On November 9, 1938, my father, Werner Leschziner, 27, was at work at the Handelsbank Ivria in Leipzig. That night he was dragged out of his rented room at Nordplatz 2 and thrown, together with thousands of other Jews, into the Buchenwald concentration camp…

Werner Leschziner, survivor of Kristallnacht & The Holocaust

Werner Leschziner, survivor of Kristallnacht and The Holocaust

My mother’s parents [Avraham and Ida Ehrenreich] fled ahead of the Nazis to Antwerp and then to France, where they were rounded up and sent to a series of camps near the French Pyrenees.

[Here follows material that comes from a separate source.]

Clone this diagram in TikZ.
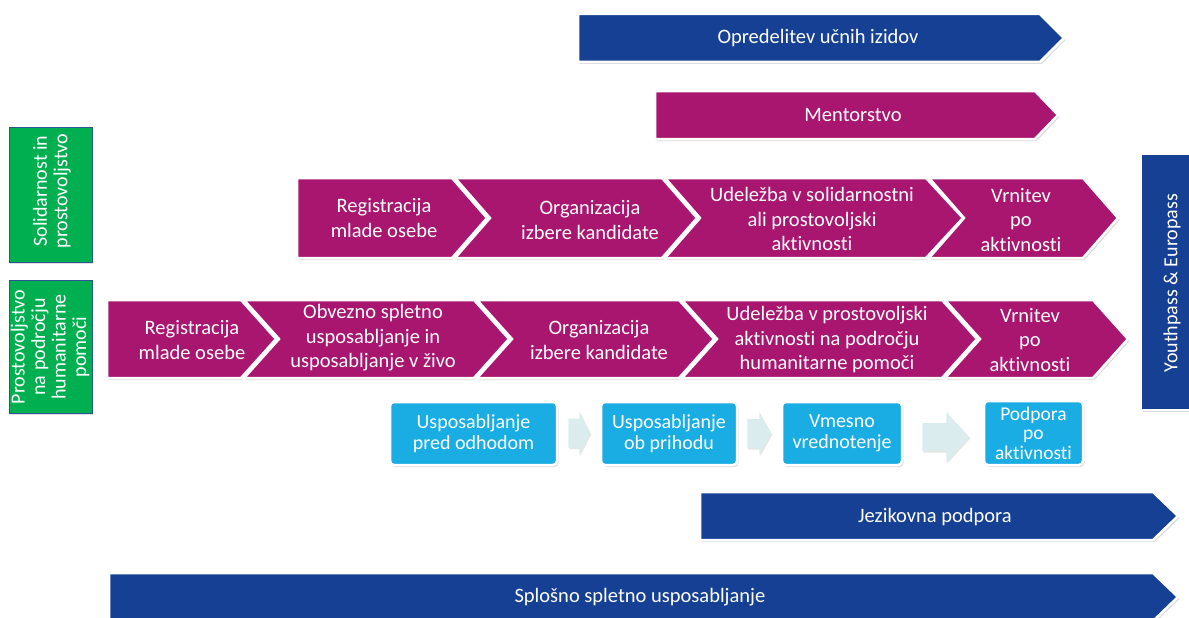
\documentclass[tikz,border=0pt]{standalone}
\usepackage{fontspec}
\setmainfont[Ligatures=NoCommon]{Carlito}
\usetikzlibrary{shadows}

\definecolor{esblue}{RGB}{22,64,148}
\definecolor{esmagenta}{RGB}{168,22,112}
\definecolor{esgreen}{RGB}{0,176,80}
\definecolor{escyan}{RGB}{26,173,228}
\definecolor{espale}{RGB}{218,236,238}
\definecolor{esframe}{RGB}{47,85,151}

\begin{document}
\begin{tikzpicture}[
  x=1pt, y=-1pt,
  every node/.style={text=white, align=center, inner sep=0pt},
  framed/.style={draw=white, line width=2.5pt, line join=miter,
    drop shadow={shadow xshift=1.5pt, shadow yshift=-2pt, opacity=0.3}},
  bluebar/.style={framed, fill=esblue},
  purplebar/.style={framed, fill=esmagenta},
  steptext/.style={font=\fontsize{20.5}{24.5}\selectfont},
  sidebox/.style={fill=esgreen, draw=esframe, line width=1pt,
    drop shadow={shadow xshift=1pt, shadow yshift=-1.5pt, opacity=0.25}},
  sidetext/.style={rotate=90, font=\fontsize{20}{20.5}\selectfont},
  supportbox/.style={framed, fill=escyan, rounded corners=4pt, font=\fontsize{20}{21}\selectfont},
  flowarrow/.style={fill=espale, drop shadow={shadow xshift=1pt, shadow yshift=-1.5pt, opacity=0.2}}
]
\useasboundingbox (0,0) rectangle (1189,618);
\clip (0,0) rectangle (1189,618);

% zgornji puscici
\path[bluebar] (578,14) -- (1040,14) -- (1064,38) -- (1040,62) -- (578,62) -- cycle;
\node[steptext] (izidi) at (818,38) {Opredelitev učnih izidov};
\path[purplebar] (655,91) -- (1035,91) -- (1058,115) -- (1035,139) -- (655,139) -- cycle;
\node[steptext] (mentor) at (853,115) {Mentorstvo};

% oznake vrstic
\path[sidebox] (9,127) rectangle (92,262);
\node[sidetext] (solid) at (52,191) {Solidarnost in\\prostovoljstvo};
\path[sidebox] (9,280) rectangle (92,413);
\node[sidetext] (human) at (50,347) {Prostovoljstvo\\na področju\\humanitarne\\pomoči};

% Youthpass
\path[bluebar] (1141,154) rectangle (1210,410);
\node[sidetext] (pass) at (1172,283) {Youthpass \& Europass};

% vrstica 1
\path[purplebar] (297,178) -- (452,178) -- (487,218) -- (452,258) -- (297,258) -- cycle;
\node[steptext] (solreg) at (384,218) {Registracija\\mlade osebe};
\path[purplebar] (455,178) -- (662,178) -- (697,218) -- (662,258) -- (455,258) -- (490,218) -- cycle;
\node[steptext] (solizb) at (590,220) {Organizacija\\izbere kandidate};
\path[purplebar] (665,178) -- (926,178) -- (963,218) -- (926,258) -- (665,258) -- (700,218) -- cycle;
\node[steptext] (solakt) at (812,219) {Udeležba v solidarnostni\\ali prostovoljski\\aktivnosti};
\path[purplebar] (929,178) -- (1083,178) -- (1118,218) -- (1083,258) -- (929,258) -- (964,218) -- cycle;
\node[steptext] (solvrn) at (1021,220) {Vrnitev\\po\\aktivnosti};

% vrstica 2
\path[purplebar] (107,300) -- (241,300) -- (276,339) -- (241,378) -- (107,378) -- cycle;
\node[steptext] (humreg) at (192,340) {Registracija\\mlade osebe};
\path[purplebar] (244,300) -- (474,300) -- (509,339) -- (474,378) -- (244,378) -- (279,339) -- cycle;
\node[steptext] (humusp) at (373,338) {Obvezno spletno\\usposabljanje in\\usposabljanje v živo};
\path[purplebar] (477,300) -- (679,300) -- (714,339) -- (679,378) -- (477,378) -- (512,339) -- cycle;
\node[steptext] (humizb) at (599,340) {Organizacija\\izbere kandidate};
\path[purplebar] (682,300) -- (942,300) -- (977,339) -- (942,378) -- (682,378) -- (717,339) -- cycle;
\node[steptext] (humakt) at (827,340) {Udeležba v prostovoljski\\aktivnosti na področju\\humanitarne pomoči};
\path[purplebar] (945,300) -- (1093,300) -- (1128,339) -- (1093,378) -- (945,378) -- (980,339) -- cycle;
\node[steptext] (humvrn) at (1030,340) {Vrnitev\\po\\aktivnosti};

% usposabljanja
\node[supportbox, minimum width=167, minimum height=63] (pred) at (473.5,433.5) {Usposabljanje\\pred odhodom};
\node[supportbox, minimum width=136, minimum height=63] (prihod) at (669,433.5) {Usposabljanje\\ob prihodu};
\node[supportbox, minimum width=120, minimum height=63] (vmes) at (842,433.5) {Vmesno\\vrednotenje};
\node[supportbox, minimum width=99, minimum height=64, font=\fontsize{19.5}{19.5}\selectfont] (podpora) at (1033.5,433) {Podpora\\po\\aktivnosti};
\path[flowarrow] ([xshift=10pt]pred.east) ++(0,-15) -- ++(11,0) -- ++(0,-7) -- ++(11,21.5)
  -- ++(-11,21.5) -- ++(0,-7) -- ++(-11,0) -- cycle;
\path[flowarrow] ([xshift=9pt]prihod.east) ++(0,-14.5) -- ++(12,0) -- ++(0,-7) -- ++(12,21.5)
  -- ++(-12,21.5) -- ++(0,-7) -- ++(-12,0) -- cycle;
\path[flowarrow] ([xshift=19pt,yshift=-3.5pt]vmes.east) ++(0,-14) -- ++(24,0) -- ++(0,-11) -- ++(23,25)
  -- ++(-23,25) -- ++(0,-11) -- ++(-24,0) -- cycle;

% spodnji puscici
\path[bluebar] (700,492) -- (1153,492) -- (1178,516) -- (1153,540) -- (700,540) -- cycle;
\node[steptext] (jezik) at (935,517) {Jezikovna podpora};
\path[bluebar] (109,573) -- (1153,573) -- (1178,597) -- (1153,621) -- (109,621) -- cycle;
\node[steptext] (splosno) at (640,597) {Splošno spletno usposabljanje};
\end{tikzpicture}
\end{document}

Eventually, in August 1942, they were transported by the French national railroad to Drancy and arrived in Auschwitz on September 11 1942. Both then in their 50s, they didn’t survive another day…

…On Kristallnacht 2015, I mark not only the fate of those like my father, who endured but survived Buchenwald, and my grandparents who perished in Treblinka and Auschwitz, but the ongoing injustice and refusal of the guilty nations to acknowledge the suffering and offer up anything resembling meaningful reparations.

So today, on International Day Against Fascism and Anti-Semitism, on the anniversary of Kristallnacht, a prelude to The Holocaust, known about by Government’s around the world, Government’s who knew of events occurring in pre-war Germany and who stood by,

I urge you to think about the theme of Holocaust Memorial Day 2016 and ask one thing of you: Don’t stand by. Do something to educate, inform, remember – every act of memory and commemoration is an act in the name of those that perished in the Holocaust and helps reduce the chance of history repeating itself yet again.